Dawn Hunt, vice president of government and intercarrier relations for TDMA carrier Rogers Cantel Inc., also questions the implementation of MNP in Canada. She said MNP in Canada is impractical without local number portability in the United States.
“The CRTC has found U.S. LNP to be a prerequisite,” said Hunt. “We could go into a `Canada-only’ implementation, but the problem is there are North American suppliers and vendors that would have to be convinced. We don’t know what the costs would be, and at the end of the day, costs have to be passed on to customers or the vendors.

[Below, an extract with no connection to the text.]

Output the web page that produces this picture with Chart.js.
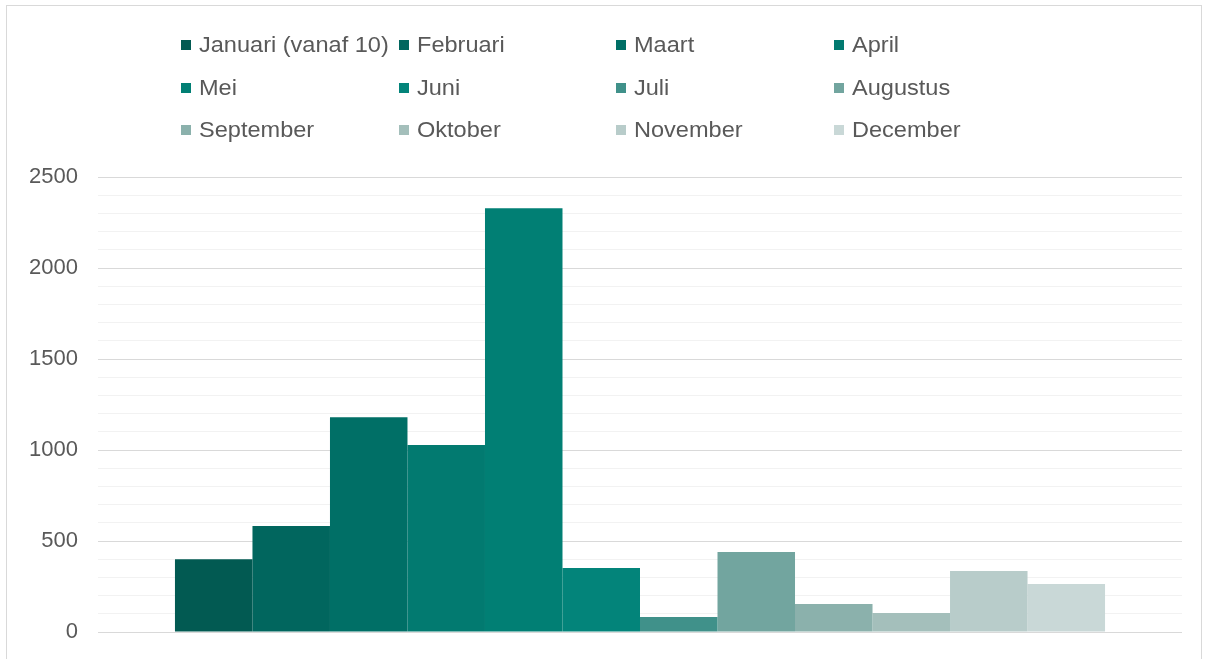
<!DOCTYPE html>
<html>
<head>
<meta charset="utf-8">
<script src="https://cdn.jsdelivr.net/npm/chart.js@4.4.0/dist/chart.umd.min.js"></script>
<style>
  html, body { margin: 0; padding: 0; background: #fff; }
  #wrap { position: relative; width: 1206px; height: 659px; overflow: hidden; }
  #frame { position: absolute; left: 6px; top: 5px; width: 1196px; height: 660px; border: 1px solid #d9d9d9; box-sizing: border-box; }
  #chart { position: absolute; left: 0; top: 0; }
  .item { position: absolute; font-family: "Liberation Sans", Arial, sans-serif; font-size: 22px; color: #595959; white-space: nowrap; line-height: 24px; }
  .item .box { display: inline-block; width: 10px; height: 10px; margin-right: 8px; vertical-align: 2px; }
  .item .txt { display: inline-block; transform: scaleX(1.07); transform-origin: left center; }
</style>
</head>
<body>
<div id="wrap">
  <div id="frame"></div>
  <canvas id="chart" width="1206" height="659"></canvas>
  <div id="legend"></div>
</div>
<script>
const months = ['Januari (vanaf 10)', 'Februari', 'Maart', 'April', 'Mei', 'Juni',
  'Juli', 'Augustus', 'September', 'Oktober', 'November', 'December'];
const counts = [400, 582, 1180, 1027, 2328, 351, 82, 439, 154, 104, 335, 264];
const yTicks = [0, 500, 1000, 1500, 2000, 2500];

const barColors = ['#025a52', '#01665e', '#006f66', '#027a70', '#017f74', '#03847a',
  '#40918a', '#72a59f', '#8bb1ac', '#a4bfbb', '#b8ccca', '#c9d8d7'];

// legend laid out as a 4-column grid, like the original
const legend = document.getElementById('legend');
months.forEach((m, i) => {
  const col = i % 4, row = Math.floor(i / 4);
  const el = document.createElement('div');
  el.className = 'item';
  el.style.left = (181 + col * 217.7) + 'px';
  el.style.top = (33 + row * 42.5) + 'px';
  el.innerHTML = `<span class="box" style="background:${barColors[i]}"></span><span class="txt">${m}</span>`;
  legend.appendChild(el);
});

new Chart(document.getElementById('chart'), {
  type: 'bar',
  data: {
    labels: [''],
    datasets: months.map((m, i) => ({
      label: m,
      data: [counts[i]],
      backgroundColor: barColors[i],
      borderWidth: 0,
      categoryPercentage: 0.858,
      barPercentage: 1
    }))
  },
  options: {
    responsive: false,
    animation: false,
    layout: { padding: { top: 177, bottom: 27, left: 8, right: 24 } },
    plugins: { legend: { display: false }, tooltip: { enabled: false } },
    scales: {
      x: { display: false },
      y: {
        min: 0,
        max: 2500,
        ticks: {
          stepSize: 100,
          autoSkip: false,
          padding: 20,
          color: '#595959',
          font: { family: '"Liberation Sans", Arial, sans-serif', size: 22 },
          callback: v => yTicks.includes(v) ? v : ''
        },
        grid: {
          drawTicks: false,
          lineWidth: 1,
          color: ctx => yTicks.includes(ctx.tick.value) ? '#d9d9d9' : '#f2f2f2'
        },
        border: { display: false },
        afterFit: s => {
          s.width = 90;
          // let the layout padding alone decide where the plot starts and ends
          s.paddingTop = 0;
          s.paddingBottom = 0;
        }
      }
    }
  }
});
</script>
</body>
</html>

“It’s an issue of whether it’s practical. The FCC concluded it is not a current priority. Churn is already high, and a lot of wireless customers are moving easily and freely without number portability.”

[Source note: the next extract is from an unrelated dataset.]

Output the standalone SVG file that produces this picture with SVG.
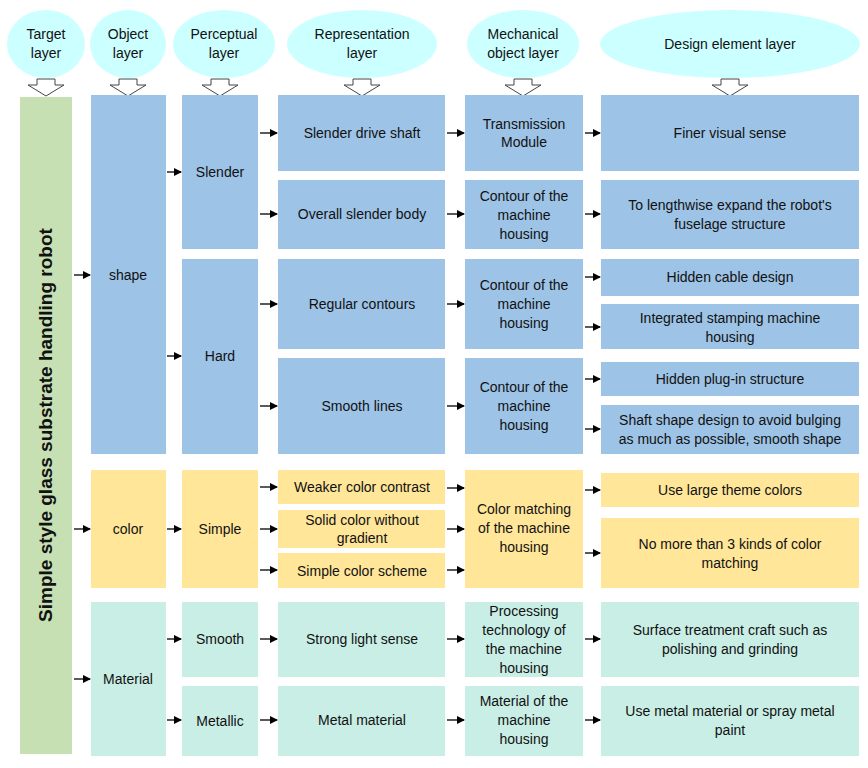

Responding to Microcell’s request in December that it mandate number portability, the CRTC decided in late January to give cellular and PCS carriers the option to provide this. Microcell subsequently resubmitted its request for a mandate.
“Our (new) application says (that) since cellular phone companies’ numbers belong to [incumbent local exchange carriers], why not first mandate porting out, where the numbers have to leave the network?” Proctor questioned.
Ironically, while Microcell is lobbying hard to gain end-user number portability in its status as a PCS carrier, it is required to offer number portability in its planned role as a competitive local exchange carrier (CLEC), Proctor said. Microcell has filed an application to become a CLEC in accordance with a local telephone competition decision that the CRTC rendered in May 1997.
“Regulations and interconnection costs, especially interconnection costs, are the key to (PCS) pricing, so we want to dispense with the interconnections by becoming a CLEC,” Proctor said.
In preparation for its dual role as a CLEC and PCS carrier, Microcell in August 1998 “became the first carrier in North America to successfully port wireline numbers into a wireless network and vice versa,” Proctor said.
“When the first trials were completed in August 1998, they helped put to death the naysayers who said [number portability] is technically infeasible.”
For Rogers Cantel, the technical feasibility isn’t wholly the issue. “There has to be a community of interest,” said Hunt.